Sloane Crosley is one of New York's most beloved literary publicists and the author of a best-selling collection of essays, "I Was Told There'd Be Cake," which has been optioned by HBO. Crosley has written for Playboy, Salon, the New York Times, and the Village Voice, where she was a frequent contributor. She also wrote the cover story for the worst-selling issue of Maxim in that magazine’s history. She lives in New York City and is working on a novel.
Transcript

Question: Is it important for your writing to be profound?

Crosley:  I think it’s important to have something that’s beneath the surface, otherwise, you’re writing essentially an elaborate diary entry. I think profundity is in the eye of the beholder. Some of the essays I got were eliminated from the collection. There were a couple that I decided not to include because they didn’t have enough any universal application. Woe is me, I got a parking ticket, or some boy was mean to me. No one particularly cares but you can make people care about small significant details and sort of lend the entire universe to a tiny detail. There’s this sort of famed Buddhist meditation practice where you’re supposed to picture the entire world on the head of a pin and I feel like the only kind of meditation or stillness or non-neuroses that’s ever made any sense to me. That’s sort of what the essays try to do. Some of the critiques have been that some of them don’t do that, that some of them read a little bit too casual.
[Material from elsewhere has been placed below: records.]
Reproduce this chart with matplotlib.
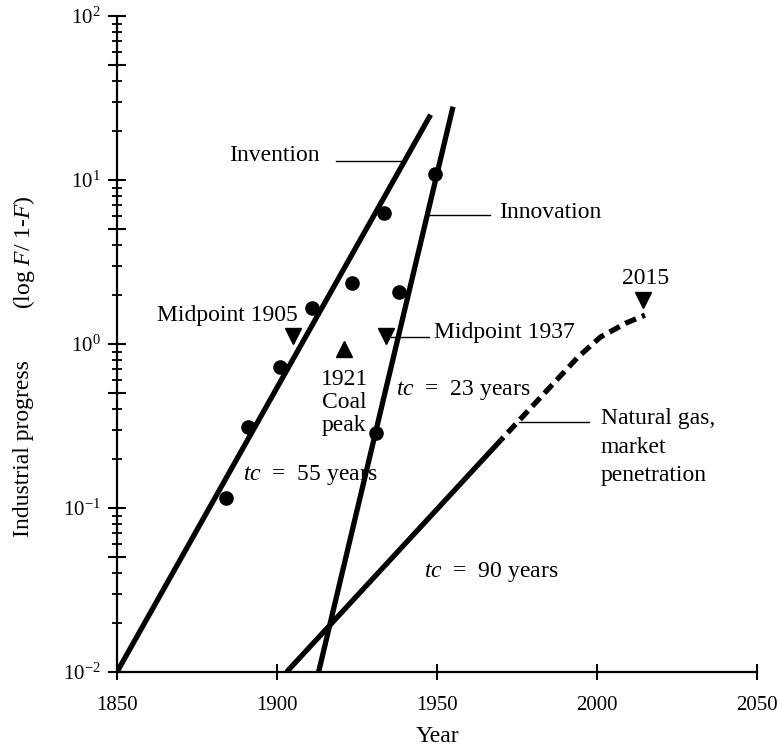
import matplotlib
matplotlib.use("Agg")
import matplotlib.pyplot as plt
from matplotlib.ticker import LogLocator, NullFormatter

plt.rcParams['font.family'] = ['Liberation Serif', 'DejaVu Serif']
plt.rcParams['mathtext.fontset'] = 'custom'
plt.rcParams['mathtext.rm'] = 'Liberation Serif'
plt.rcParams['mathtext.it'] = 'Liberation Serif:italic'

# fitted trend lines (year, log F/1-F)
invention_years = [1850, 1948]
invention_vals = [0.01, 25]
innovation_years = [1913, 1955]
innovation_vals = [0.01, 28]
gas_years = [1903, 1970]
gas_vals = [0.01, 0.26]
gas_proj_years = [1970, 1994, 2001, 2009, 2015]
gas_proj_vals = [0.26, 0.83, 1.10, 1.34, 1.50]

# observed points
invention_pt_years = [1884, 1891, 1901, 1911, 1923.5, 1933.5]
invention_pt_vals = [0.115, 0.31, 0.72, 1.66, 2.35, 6.3]
innovation_pt_years = [1931, 1938, 1949.5]
innovation_pt_vals = [0.286, 2.07, 10.9]

# markers: midpoints / 2015 (down), coal peak (up)
down_years = [1905, 1934, 2014.5]
down_vals = [1.12, 1.12, 1.85]
up_years = [1921]
up_vals = [0.93]

xticks = [1850, 1900, 1950, 2000, 2050]
yticks = [1e-2, 5e-2, 1e-1, 5e-1, 1e0, 5e0, 1e1, 5e1, 1e2]
ylabels = [r'$\mathregular{10^{-2}}$', '', r'$\mathregular{10^{-1}}$', '',
           r'$\mathregular{10^{0}}$', '', r'$\mathregular{10^{1}}$', '',
           r'$\mathregular{10^{2}}$']

fig = plt.figure(figsize=(7.79, 7.53), dpi=100)
ax = fig.add_axes([117 / 779, 81 / 753, 640 / 779, 656 / 753])
ax.set_yscale('log')
ax.set_xlim(1850, 2050)
ax.set_ylim(1e-2, 1e2)

lw = 3.8
ax.plot(invention_years, invention_vals, color='black', lw=lw, solid_capstyle='butt')
ax.plot(innovation_years, innovation_vals, color='black', lw=lw, solid_capstyle='butt')
ax.plot(gas_years, gas_vals, color='black', lw=lw, solid_capstyle='butt')
ax.plot(gas_proj_years, gas_proj_vals, color='black', lw=lw, linestyle=(1.5, (2.2, 1.2)))

ax.plot(invention_pt_years, invention_pt_vals, 'o', color='black', ms=9.5)
ax.plot(innovation_pt_years, innovation_pt_vals, 'o', color='black', ms=9.5)
ax.plot(down_years, down_vals, 'v', color='black', ms=11.5)
ax.plot(up_years, up_vals, '^', color='black', ms=11.5)

fs = 17
# labels with leader lines
ax.text(1913.2, 14.2, 'Invention', fontsize=fs, ha='right', va='center')
ax.plot([1918.5, 1939.1], [13.1, 13.1], color='black', lw=1)
ax.plot([1947.5, 1966.5], [6.12, 6.12], color='black', lw=1)
ax.text(1969.3, 6.3, 'Innovation', fontsize=fs, ha='left', va='center')
ax.text(1906.4, 1.50, 'Midpoint 1905', fontsize=fs, ha='right', va='center')
ax.plot([1935.7, 1947.5], [1.10, 1.10], color='black', lw=1)
ax.text(1949.1, 1.17, 'Midpoint 1937', fontsize=fs, ha='left', va='center')
ax.text(1921, 0.44, '1921\nCoal\npeak', fontsize=fs, ha='center', va='center',
        linespacing=1.15)
ax.text(1937.2, 0.525, r'$\it{tc}$  =  23 years', fontsize=fs, ha='left', va='center')
ax.text(1889.3, 0.159, r'$\it{tc}$  =  55 years', fontsize=fs, ha='left', va='center')
ax.text(1946, 0.0407, r'$\it{tc}$  =  90 years', fontsize=fs, ha='left', va='center')
ax.plot([1975.5, 1997.4], [0.334, 0.334], color='black', lw=1)
ax.text(2001.1, 0.235, 'Natural gas,\nmarket\npenetration', fontsize=fs,
        ha='left', va='center', linespacing=1.45)
ax.text(2015.1, 2.52, '2015', fontsize=fs, ha='center', va='center')

# axes styling
for s in ['top', 'right']:
    ax.spines[s].set_visible(False)
for s in ['left', 'bottom']:
    ax.spines[s].set_linewidth(1.6)

ax.set_xticks(xticks)
ax.set_xticklabels([str(x) for x in xticks], fontsize=15)
ax.tick_params(axis='x', direction='inout', length=12, width=1.5, pad=11)

ax.set_yticks(yticks)
ax.set_yticklabels(ylabels, fontsize=15)
ax.yaxis.set_minor_locator(LogLocator(base=10, subs=[2, 3, 4, 6, 7, 8, 9]))
ax.yaxis.set_minor_formatter(NullFormatter())
ax.tick_params(axis='y', which='major', direction='inout', length=13, width=1.5, pad=5)
ax.tick_params(axis='y', which='minor', direction='inout', length=6.5, width=1.3)

ax.set_xlabel('Year', fontsize=17, labelpad=8)
fig.text(24 / 779, 1 - 449 / 753, 'Industrial progress', fontsize=17,
         rotation=90, ha='center', va='center')
fig.text(24 / 779, 1 - 252 / 753, r'(log $\it{F}$/ 1-$\it{F}$)', fontsize=17,
         rotation=90, ha='center', va='center')

fig.savefig('out.png', dpi=100)
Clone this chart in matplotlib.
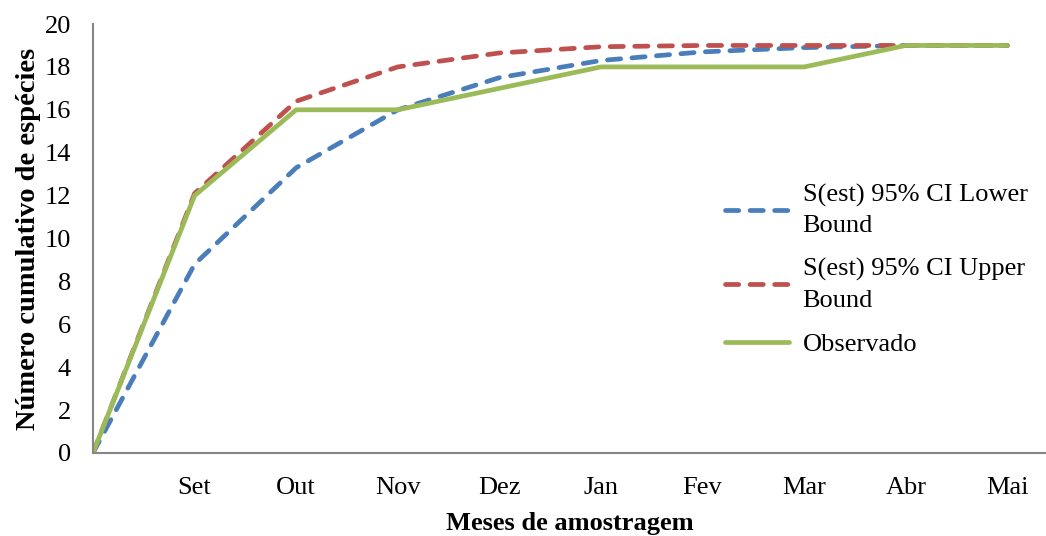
import matplotlib.pyplot as plt

plt.rcParams['font.family'] = ['Liberation Serif', 'DejaVu Serif']

months = ["", "Set", "Out", "Nov", "Dez", "Jan", "Fev", "Mar", "Abr", "Mai"]
lower = [0, 8.8, 13.3, 16.0, 17.5, 18.3, 18.7, 18.9, 19.0, 19.0]
upper = [0, 12.1, 16.4, 18.0, 18.65, 18.94, 19.0, 19.0, 19.0, 19.0]
observed = [0, 12, 16, 16, 17, 18, 18, 18, 19, 19]

fig = plt.figure(figsize=(10.46, 5.36), dpi=100)
ax = fig.add_axes([0.0889, 0.1549, 0.9111, 0.8003])

x = list(range(len(months)))
ax.plot(x, lower, color='#4A7EBB', lw=3.4, linestyle=(0, (2.8, 2.4)),
        dash_capstyle='round', label="S(est) 95% CI Lower\nBound")
ax.plot(x, upper, color='#C0504D', lw=3.4, linestyle=(0, (2.8, 2.4)),
        dash_capstyle='round', label="S(est) 95% CI Upper\nBound")
ax.plot(x, observed, color='#9BBB59', lw=3.4, solid_capstyle='round',
        label="Observado")

ax.set_xlim(0, 9.38)
ax.set_ylim(0, 20)
ax.set_yticks(range(0, 21, 2))
ax.set_xticks(x)
ax.set_xticklabels(months)
ax.tick_params(axis='both', length=0, labelsize=19)
ax.tick_params(axis='x', pad=17)
ax.tick_params(axis='y', pad=16)

for s in ['top', 'right']:
    ax.spines[s].set_visible(False)
for s in ['left', 'bottom']:
    ax.spines[s].set_color('#868686')
    ax.spines[s].set_linewidth(1.5)

ax.set_xlabel("Meses de amostragem", fontsize=19, fontweight='bold', labelpad=10)
ax.set_ylabel("Número cumulativo de espécies", fontsize=20.5, fontweight='bold', labelpad=2)

leg = ax.legend(loc='upper left', bbox_to_anchor=(0.663, 0.628), frameon=False,
                fontsize=19, handlelength=2.45, handletextpad=0.5, labelspacing=0.8,
                borderpad=0, borderaxespad=0)
for t in leg.get_texts():
    t.set_linespacing(1.5)

fig.savefig("out.png", dpi=100)
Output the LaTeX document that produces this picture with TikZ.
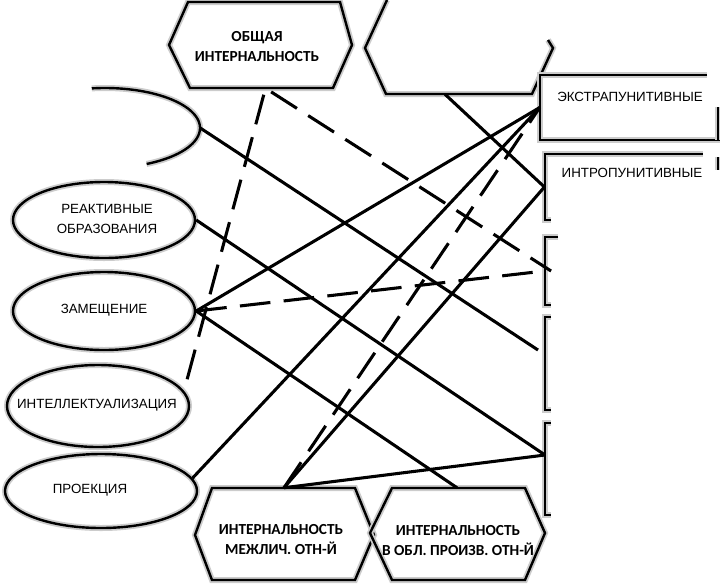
\documentclass[tikz,border=0pt]{standalone}
\usepackage{fontspec}
\setmainfont{Carlito}
\newfontfamily\garb{Liberation Sans}
\usetikzlibrary{shapes.geometric}
\begin{document}
\begin{tikzpicture}[x=0.75pt,y=-0.75pt,
  shp/.style={line width=1.8pt, line join=miter, preaction={draw=black!20, line width=4.5pt}},
  conn/.style={line width=2.3pt},
  dconn/.style={line width=2.3pt, dash pattern=on 23pt off 10pt},
  ell/.style={ellipse, inner sep=0pt, draw, shp},
  ghost/.style={rectangle, inner sep=0pt},
  hext/.style={inner sep=0pt, align=center, font=\bfseries\fontsize{11.5}{15}\selectfont},
  etext/.style={inner sep=0pt, align=center, font=\garb\fontsize{10}{15}\selectfont}]
\useasboundingbox (0,0) rectangle (720,583);

% ellipses (left column)
\node[ellipse, inner sep=0pt, minimum width=142.5pt, minimum height=60pt] (e0) at (105,128) {};
\node[ell, minimum width=136.5pt, minimum height=57pt] (reakt) at (104,220) {};
\node[ell, minimum width=136.5pt, minimum height=58.5pt] (zam) at (104,311) {};
\node[ell, minimum width=136.5pt, minimum height=61.5pt] (intel) at (98,406) {};
\node[ell, minimum width=144pt, minimum height=55.5pt] (proek) at (101,491) {};
\draw[shp] plot[domain=-98:64, samples=60, smooth] ({105+95*cos(\x)},{128+40*sin(\x)});

\node[etext] at (107,219) {РЕАКТИВНЫЕ\\ОБРАЗОВАНИЯ};
\node[etext] at (104,310) {ЗАМЕЩЕНИЕ};
\node[etext] at (97,405) {ИНТЕЛЛЕКТУАЛИЗАЦИЯ};
\node[etext] at (90,490) {ПРОЕКЦИЯ};

% hexagons
\node[ghost, minimum width=137pt, minimum height=64.5pt] (obsh) at (260.5,45) {};
\node[ghost, minimum width=141pt, minimum height=70.5pt] (vnesh) at (459,47) {};
\node[ghost, minimum width=134pt, minimum height=69pt] (mezh) at (284,534) {};
\node[ghost, minimum width=131pt, minimum height=69pt] (vobl) at (457,534) {};
\draw[shp] (169,45)--(188,2)--(340,2)--(352,45)--(333,88)--(190,88)--cycle;
\draw[shp] (387,0)--(365,48)--(386,94)--(532,94)--(553,48)--(548,40);
\draw[shp] (195,535)--(212,488)--(355,488)--(374,535)--(355,580)--(212,580)--cycle;
\draw[shp] (370,533)--(392,488)--(525,488)--(545,533)--(525,580)--(392,580)--cycle;
\node[hext] at (257,47) {ОБЩАЯ\\ИНТЕРНАЛЬНОСТЬ};
\node[hext] at (281,540) {ИНТЕРНАЛЬНОСТЬ\\МЕЖЛИЧ. ОТН-Й};
\node[hext] at (458,541) {ИНТЕРНАЛЬНОСТЬ\\В ОБЛ. ПРОИЗВ. ОТН-Й};

% right boxes
\node[ghost, minimum width=133.5pt, minimum height=48.75pt] (box1) at (629,107.5) {};
\node[ghost, minimum width=131pt, minimum height=49.5pt] (box2) at (632,187) {};
\node[ghost, minimum width=131pt, minimum height=51pt] (box3) at (632,271) {};
\node[ghost, minimum width=131pt, minimum height=69.75pt] (box4) at (632,363.5) {};
\node[ghost, minimum width=131pt, minimum height=69pt] (box5) at (632,469) {};
\draw[shp] (707,75)--(540,75)--(540,140)--(720,140);
\draw[shp] (718,107)--(718,140);
\draw[shp] (703,154)--(545,154)--(545,220)--(551,220);
\draw[shp] (718,157)--(718,170);
\draw[shp] (558,237)--(545,237)--(545,305)--(551,305);
\draw[shp] (551,317)--(545,317)--(545,410)--(551,410);
\draw[shp] (551,423)--(545,423)--(545,515)--(551,515);
\node[etext] at (630,97) {ЭКСТРАПУНИТИВНЫЕ};
\node[etext] at (632,173) {ИНТРОПУНИТИВНЫЕ};

\coordinate (b4in) at (538,350);
\coordinate (b5in) at (545,455);

% connectors
\draw[conn] (e0.east) -- (b4in);
\draw[dconn, shorten <=5pt] ([xshift=3.75pt]obsh.south) -- ([xshift=5pt]box3.west);
\draw[dconn, shorten <=5pt] ([xshift=3.75pt]obsh.south) -- (intel.10);
\draw[conn] ([xshift=-10.5pt]vnesh.south) -- (box2.west);
\draw[conn] (reakt.east) -- (b5in);
\draw[conn] (zam.east) -- (box1.west);
\draw[dconn] (zam.east) -- (box3.west);
\draw[conn] (zam.east) -- (vobl.north);
\draw[conn] (proek.8) -- (box1.west);
\draw[dconn] (mezh.north) -- (box1.west);
\draw[conn] (mezh.north) -- (box2.west);
\draw[conn] (mezh.north) -- (b5in);
\end{tikzpicture}
\end{document}
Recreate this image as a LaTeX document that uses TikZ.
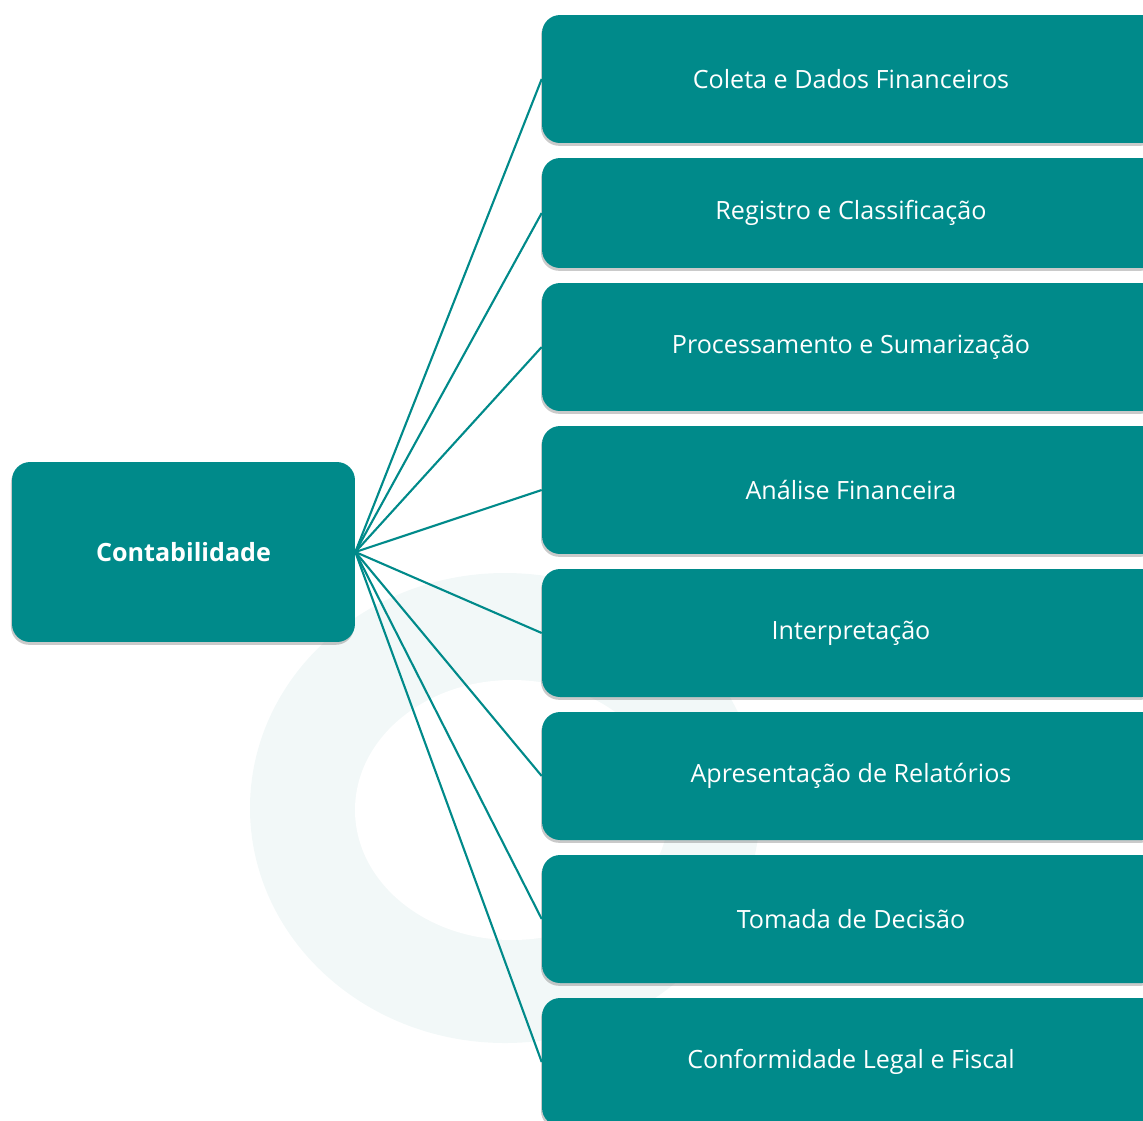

I think when you’re writing personal essays, it can be difficult to assess out what seems profound to you because it’s not necessarily intellectually profound; it’s sort of emotionally profound. So if you’re just sort of combing through it, it’s what speaks to you or what doesn’t.

Question: How do you handle criticism?

Crosley:  It’s funny. I’ve spent I guess about seven years in total encouraging my authors not to pay too much attention to the critics, that all press is good press. Book publicity is very different than any kind of publicity in the fact that I have friends who work in music and film publicity and it’s much more defensive, whereas ours is much more “Please God, Mr. Short Story Writer go commit a felony so I can get you some press.” It’s very difficult. So just to be written about is a feat in itself and then I guess you worry about the tone second. I think I have luckily taken a little bit of that to heart. The criticism hasn’t been too harsh or I don’t see. It because they’re personal essays, I think if I let it all in thoroughly, it would be a critique of me as a human being, so it’s very easy to look at it and think a lot of the book reviews have been assigned to people who are slightly younger or my age and I have been more interested to see the reviews by reviewers who I know who have been doing it awhile and are really reviewing it as a book, as opposed to as an extended diary entry that they could’ve written if only they had had a couple more Red Bulls after work. So it’s pretty easy to slough off but I think it’s important to let some of it in and some of it’s been really helpful. I didn’t expect that. I expected just to be worried about getting press and hopefully getting the book out there and getting people aware of it and some of the critiques have been actually really useful, so that was a pleasant surprise.